Officials have raised the alarm about these practices. In 1969, the US House’s small business subcommittee published recommendations about public utilities’ promotional practices—including offering incentives to builders—after holding hearings on the topic.

“The whole system of payment to third parties, such as builders, smacks of venality,” the representatives wrote.

The American Gas Association acknowledged the scrutiny, with AGA Monthly subsequently publishing a summary of the recommendations.

The American Gas Association also enlisted celebrities in its attempt to sell builders on the supposed benefits of gas. A 1979 issue of AGA Monthly shows that Jacques Pépin made an appearance at a home builders show that year, giving four one-hour gas cooking demonstrations. (Juliana Pesavento, spokesperson for the Jacques Pépin Foundation, confirmed the appearances, but said Pépin “has no current relationship with the American Gas Association”.)

The paid appearance came as part of a celebrity-focused program the American Gas Association launched in the 1970s after the association had reportedly conducted its own research into the health dangers of gas appliances.

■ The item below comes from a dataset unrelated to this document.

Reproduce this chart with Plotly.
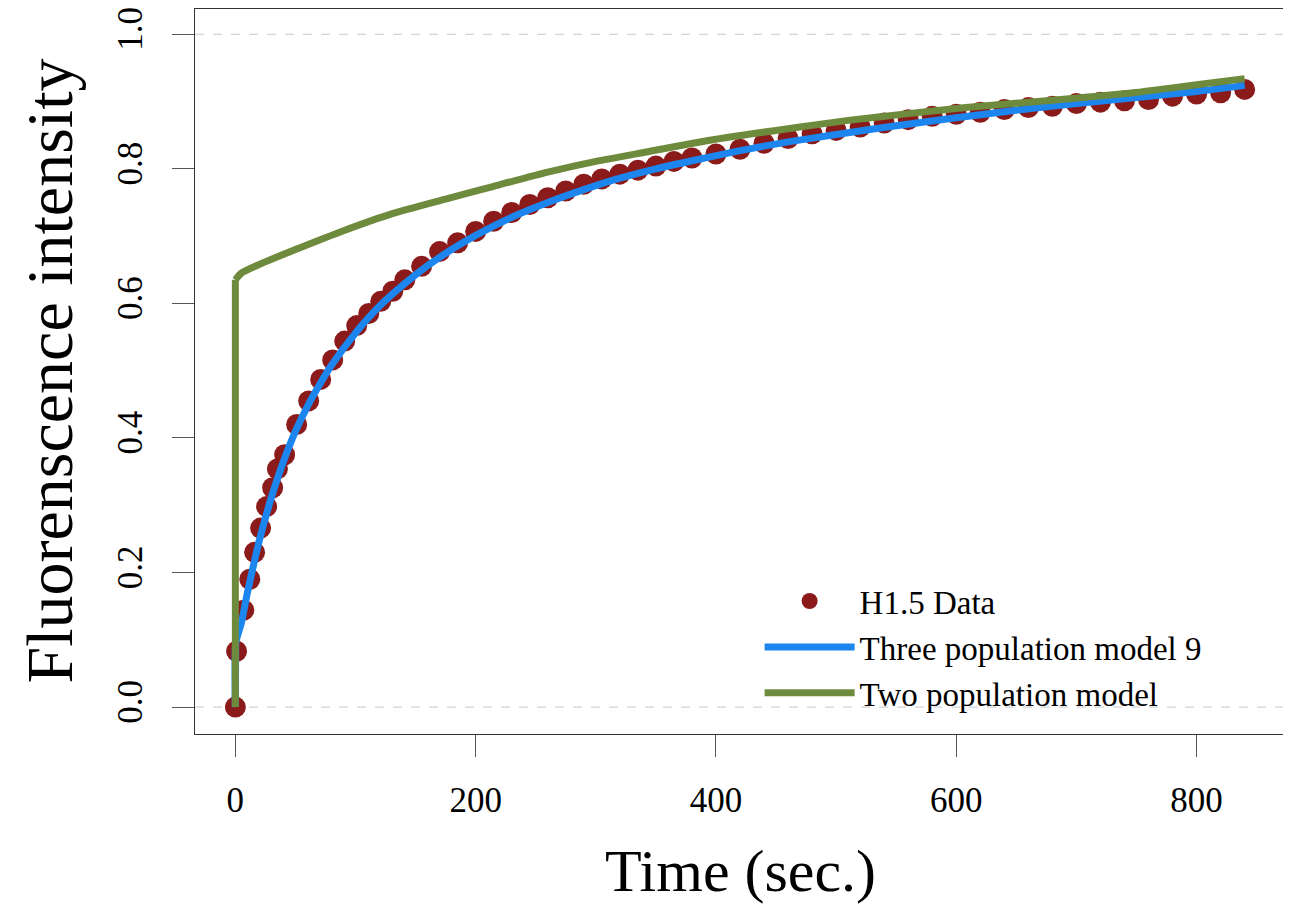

After finding a link between gas stoves and indoor air pollution, the trade group sponsored shows hosted by Pépin’s frequent collaborator Julia Child, as well as actors Mary Tyler Moore and Doris Day, Rebecca Leber recently reported. (The industry still includes celebrity restaurateurs in its pro-gas campaigns.)

The American Gas Association continued to promote gas to builders in the 1980s and 1990s—the decades when the American public gained awareness of the climate crisis. The trade group directly funded the National Association of Home Builders, while participating in construction conferences and placing ads in industry publications, financial audits show.

“The gas industry has done an exceptional job of marketing [its] product to us,” said Stokes, “to keep it in our homes… where we eat, sleep, live.”